Sql-server – Query behavior – with regard to statistics

azure-sql-databaseindex-statisticssql serverstatistics

A quick background of the issue: We have an application, and we have many instances of this application running for clients. While they may be on slightly different versions, they are fundamentally the same.

Yesterday, one client had an issue with SQL timeouts. Looking at the query we identified an issue with certain tables, and the use of OUTER APPLY and re-wrote it to circumvent the issue.

Inspecting the query plan today, I can clearly see that the stats are bad, as it is expecting circa 2.5 million rows, which is incorrect. I updated the stats and it has resolved the issue, and now expects 30 rows.

My confusion comes from when I inspect the query plan for other clients' databases, and the stats seem off, but, the query is returned in around 1 second, not the 45 seconds seen in the issue that was faced.

Both databases have auto stats turned on. Does this suggest a problem with auto stats on the problem database?

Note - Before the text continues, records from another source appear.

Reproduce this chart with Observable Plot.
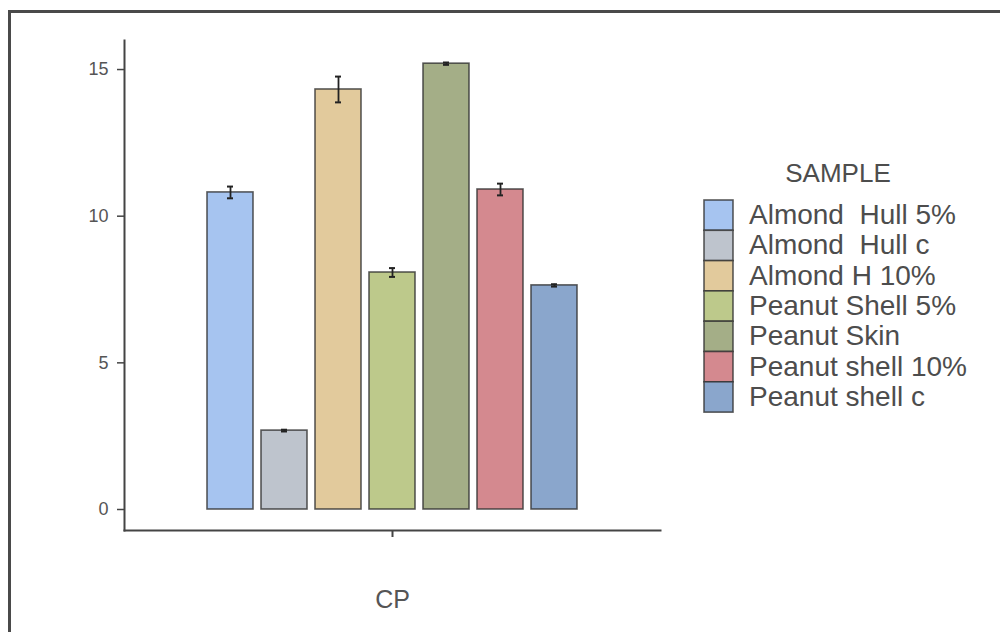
<!DOCTYPE html>
<html>
<head>
<meta charset="utf-8">
<script src="https://cdn.jsdelivr.net/npm/d3@7"></script>
<script src="https://cdn.jsdelivr.net/npm/@observablehq/plot@0.6"></script>
<style>
  html, body { margin: 0; padding: 0; background: #fff; }
  #wrap { position: relative; width: 1000px; height: 632px; overflow: hidden; background: #fff; }
  #border { position: absolute; left: 8px; top: 10px; width: 1100px; height: 800px;
            border-top: 3px solid #4a4a4a; border-left: 3px solid #4a4a4a; box-sizing: border-box; }
  #chart, #legend { position: absolute; left: 0; top: 0; }
</style>
</head>
<body>
<div id="wrap">
  <div id="border"></div>
  <div id="chart"></div>
  <svg id="legend" width="1000" height="632"></svg>
</div>
<script>
const variable = "CP";
const samples = ["Almond  Hull 5%", "Almond  Hull c", "Almond H 10%", "Peanut Shell 5%", "Peanut Skin", "Peanut shell 10%", "Peanut shell c"];
const values = [10.81, 2.69, 14.32, 8.08, 15.20, 10.91, 7.64];
const errors = [0.20, 0.03, 0.44, 0.15, 0.04, 0.20, 0.04];
const colors = ["#a6c4f0", "#bec4cd", "#e2ca9c", "#bdc98b", "#a4ae87", "#d4898f", "#8aa6cc"];
const yTicks = [0, 5, 10, 15];
const legendTitle = "SAMPLE";

const data = samples.map((s, i) => ({sample: s, value: values[i], err: errors[i], variable}));

const font = "'Liberation Sans', Arial, sans-serif";

const chart = Plot.plot({
  width: 1000,
  height: 632,
  marginLeft: 124,
  marginRight: 340,
  marginTop: 40,
  marginBottom: 102,
  style: {fontFamily: font, color: "#555", background: "transparent", overflow: "visible"},
  fx: {domain: [variable], padding: 0, label: null},
  x: {domain: samples, paddingInner: 0.15, paddingOuter: 1.51, axis: null},
  y: {domain: [-0.716, 15.99]},
  color: {domain: samples, range: colors},
  marks: [
    Plot.frame({anchor: "left", stroke: "#444", strokeWidth: 2}),
    Plot.frame({anchor: "bottom", stroke: "#444", strokeWidth: 2}),
    Plot.barY(data, {fx: "variable", x: "sample", y: "value", fill: "sample",
      stroke: "#333", strokeOpacity: 0.8, strokeWidth: 1.6}),
    Plot.ruleX(data, {fx: "variable", x: "sample", y1: d => d.value - d.err, y2: d => d.value + d.err,
      stroke: "#222", strokeWidth: 1.8}),
    Plot.tickY(data, {fx: "variable", x: "sample", y: d => d.value - d.err, stroke: "#222", strokeWidth: 2, insetLeft: 20, insetRight: 20}),
    Plot.tickY(data, {fx: "variable", x: "sample", y: d => d.value + d.err, stroke: "#222", strokeWidth: 2, insetLeft: 20, insetRight: 20}),
    Plot.axisY({ticks: yTicks, tickSize: 7, tickPadding: 9, fontSize: 18, label: null, stroke: "#444", strokeWidth: 1.5}),
    Plot.axisFx({anchor: "bottom", tickSize: 7, tickPadding: 53, fontSize: 25, label: null, stroke: "#444", strokeWidth: 2})
  ]
});
document.getElementById("chart").appendChild(chart);

// Legend built from the same arrays
const leg = d3.select("#legend").style("font-family", font);
const lx = 704, ly = 200, sw = 29, sh = 30.3;
leg.append("text").attr("x", 838).attr("y", 182).attr("text-anchor", "middle")
  .attr("font-size", 26).attr("fill", "#4d4d4d").text(legendTitle);
const g = leg.selectAll("g.item").data(samples).join("g").attr("class", "item")
  .attr("transform", (d, i) => `translate(${lx},${ly + i * sh})`);
g.append("rect").attr("width", sw).attr("height", sh)
  .attr("fill", (d, i) => colors[i]).attr("stroke", "#333").attr("stroke-opacity", 0.8).attr("stroke-width", 1.6);
g.append("text").attr("x", 45).attr("y", 24).attr("font-size", 28).attr("fill", "#4d4d4d")
  .style("white-space", "pre").text(d => d);
</script>
</body>
</html>
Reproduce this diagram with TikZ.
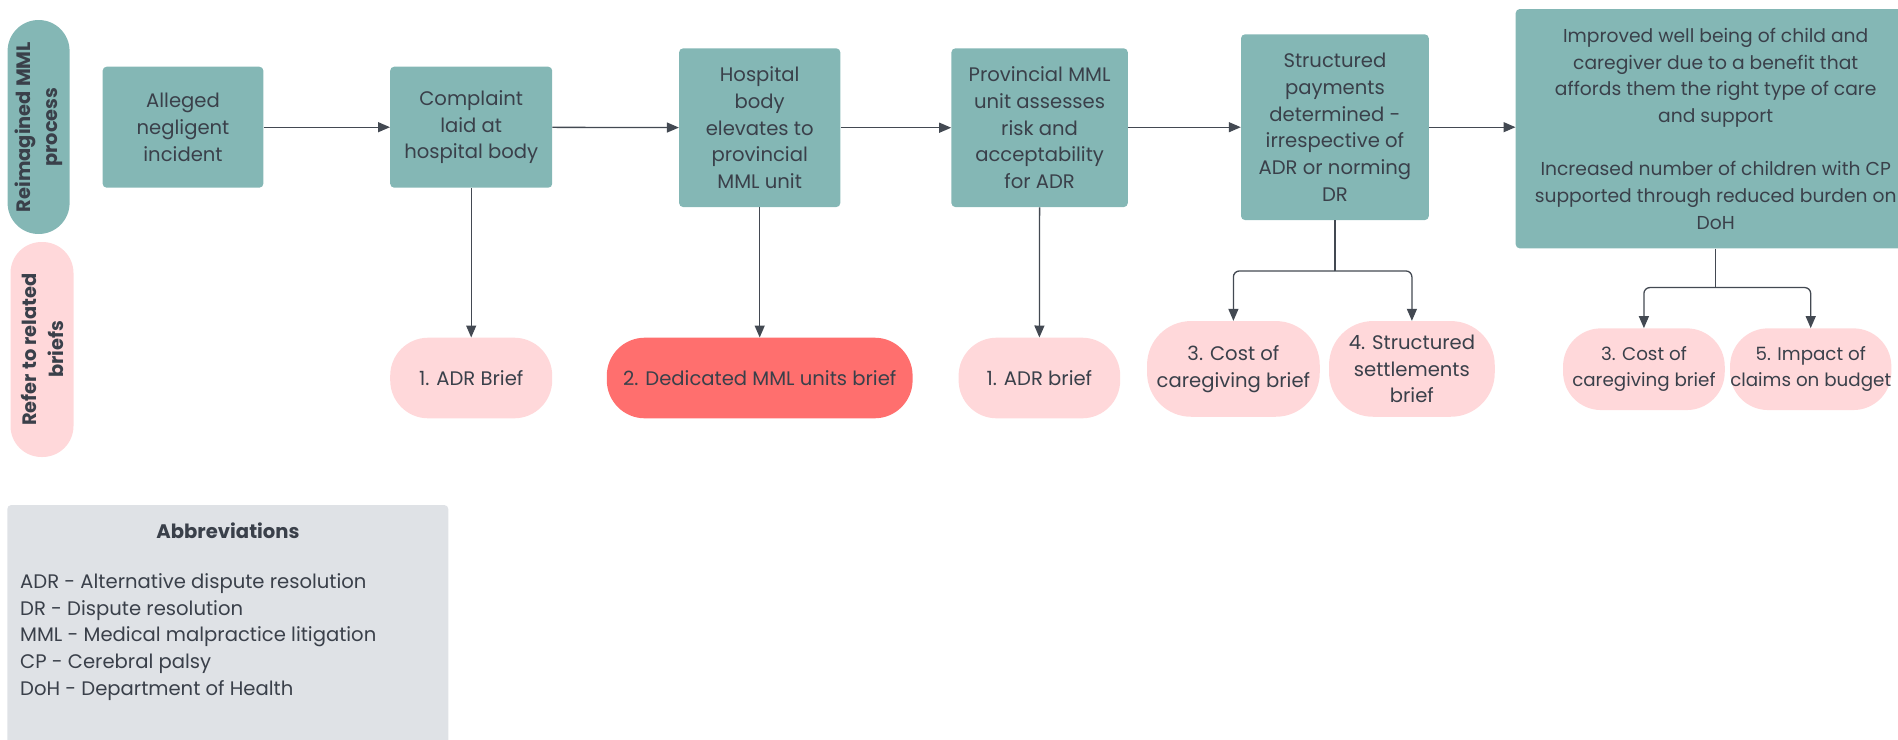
\documentclass[tikz,border=0pt]{standalone}
\usepackage{fontspec}
\setmainfont{Poppins}
\usetikzlibrary{arrows.meta,calc}
\definecolor{teal1}{HTML}{84B7B5}
\definecolor{pink1}{HTML}{FFD8DA}
\definecolor{red1}{HTML}{FF6F6E}
\definecolor{grey1}{HTML}{DFE2E6}
\definecolor{ink}{HTML}{3A404A}
\definecolor{wire}{HTML}{434952}
\newcommand\boxfont{\fontsize{19.6}{26.7}\selectfont}
\newcommand\bigfont{\fontsize{18.7}{26.7}\selectfont}
\newcommand\smallbrief{\fontsize{18.3}{25.5}\selectfont}
\newcommand\sidefont{\fontsize{19.4}{27}\selectfont\bfseries}
\begin{document}
\begin{tikzpicture}[x=1pt,y=-1pt,
  proc/.style={fill=teal1, rounded corners=4pt, text=ink, align=center, inner sep=0pt, font=\boxfont},
  brief/.style={fill=pink1, rounded corners=38pt, text=ink, align=center, inner sep=0pt, font=\boxfont},
  side/.style={rounded corners=31pt, text=ink, align=center, inner sep=0pt, font=\sidefont},
  arr/.style={draw=wire, line width=1.3pt, -{Triangle[length=12pt,width=10pt]}},
  stem/.style={draw=wire, line width=1.3pt}
]
\useasboundingbox (0,0) rectangle (1898,739);
\clip (0,0) rectangle (1898,739);

% side labels
\node[side, fill=teal1, minimum width=62pt, minimum height=214pt] (lane1) at (38.6,127) {};
\node[rotate=90, text=ink, align=center, font=\sidefont] (lane1t) at (lane1.center) {Reimagined MML\\process};
\node[side, fill=pink1, minimum width=63pt, minimum height=215pt] (lane2) at (42,349.5) {};
\node[rotate=90, text=ink, align=center, font=\sidefont] (lane2t) at (lane2.center) {Refer to related\\briefs};

% process boxes
\node[proc, minimum width=160.7pt, minimum height=121pt] (alleged) at (183,127.2) {Alleged\\negligent\\incident};
\node[proc, minimum width=162pt, minimum height=121pt] (complaint) at (471.2,127.2) {Complaint\\laid at\\hospital body};
\node[proc, minimum width=161.2pt, minimum height=158.7pt] (hospital) at (759.7,127.7) {Hospital\\body\\elevates to\\provincial\\MML unit};
\node[proc, minimum width=176.4pt, minimum height=158.7pt] (provincial) at (1039.6,127.7) {Provincial MML\\unit assesses\\risk and\\acceptability\\for ADR};
\node[proc, minimum width=187.8pt, minimum height=185.7pt] (structured) at (1334.9,127.2) {Structured\\payments\\determined -\\irrespective of\\ADR or norming\\DR};
\node[proc, font=\bigfont, minimum width=400pt, minimum height=239.3pt] (big) at (1715.7,128.7) {Improved well being of child and\\caregiver due to a benefit that\\affords them the right type of care\\and support\\[26.7pt]Increased number of children with CP\\supported through reduced burden on\\DoH};

% briefs
\node[brief, minimum width=162pt, minimum height=80.6pt] (adr1) at (471.2,378) {1. ADR Brief};
\node[brief, fill=red1, minimum width=305.8pt, minimum height=80.6pt] (mml) at (759.7,378) {2. Dedicated MML units brief};
\node[brief, minimum width=161.6pt, minimum height=80.6pt] (adr2) at (1039.4,378) {1. ADR brief};
\node[brief, rounded corners=44pt, minimum width=172.7pt, minimum height=95.7pt] (cost1) at (1233.4,368.9) {3. Cost of\\caregiving brief};
\node[brief, rounded corners=44pt, minimum width=165.7pt, minimum height=95.7pt] (settle) at (1411.9,368.9) {4. Structured\\settlements\\brief};
\node[brief, font=\smallbrief, minimum width=161.7pt, minimum height=81.7pt] (cost2) at (1643.9,369.2) {3. Cost of\\caregiving brief};
\node[brief, font=\smallbrief, minimum width=161.3pt, minimum height=81.7pt] (impact) at (1810.7,369.2) {5. Impact of\\claims on budget};

% abbreviations
\node[fill=grey1, rounded corners=4pt, minimum width=441pt, minimum height=260pt, inner sep=0pt] (abbr) at (227.8,635) {};
\node[text=ink, font=\fontsize{19.6}{24}\selectfont\bfseries] (abbrt) at (228,530.7) {Abbreviations};
\node[text=ink, align=left, anchor=west, inner sep=0pt, font=\fontsize{19.6}{26.67}\selectfont] (abbrl) at (20,637) {ADR - Alternative dispute resolution\\DR - Dispute resolution\\MML - Medical malpractice litigation\\CP - Cerebral palsy\\DoH - Department of Health};

% flow arrows
\draw[arr] (alleged) -- (complaint);
\draw[arr] (complaint) -- (hospital);
\draw[arr] (hospital) -- (provincial);
\draw[arr] (provincial.east |- alleged.east) -- (structured.west |- alleged.east);
\draw[arr] (structured.east |- alleged.east) -- (big.west |- alleged.east);

\draw[arr] (complaint.south) -- (adr1.north);
\draw[arr] (hospital.south) -- (mml.north);
\draw[arr] (provincial.south) -- (adr2.north);

\coordinate (j1) at ($(structured.south)+(0,50.7)$);
\draw[stem] (structured.south) -- (j1);
\draw[arr, rounded corners=6pt] (j1) -| (cost1.north);
\draw[arr, rounded corners=6pt] (j1) -| (settle.north);

\coordinate (j2) at ($(big.south)+(0,39)$);
\draw[stem] (big.south) -- (j2);
\draw[arr, rounded corners=6pt] (j2) -| (cost2.north);
\draw[arr, rounded corners=6pt] (j2) -| (impact.north);
\end{tikzpicture}
\end{document}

Whilst testing, I did clear the cache DBCC FREEPROCCACHE so the engine had to generate a plan each time. I have not done this on a database that was returning the data in a timely fashion however.

Sorry for the vagueness, I unfortunately cannot share the query plan, due to sensitive information.

Currently, we run only automatic stats updates (no scheduled statistics / index maintenance). This will change; the databases have been neglected somewhat. I should also mention, these databases are in Azure. I am not sure if that changes anything?

Best Answer

Auto-stats and stats per se is only one aspect. Another is the plan, the calculated selectivity, and also the fact that plans can be cached.

So imagine a plan was generated when stats were "ok" (along with other circumstances such as sniffed parameter values). This can now stick around for a while in cache, and even if the stats deteriorate (a bit), your "good plan" can linger in cache.

Then you have the aspect that autostats samples data. The larger the dataset, the smaller the part of that data set that is sampled. So even when auto-stats kicks in, with a larger dataset you may get lower quality stats.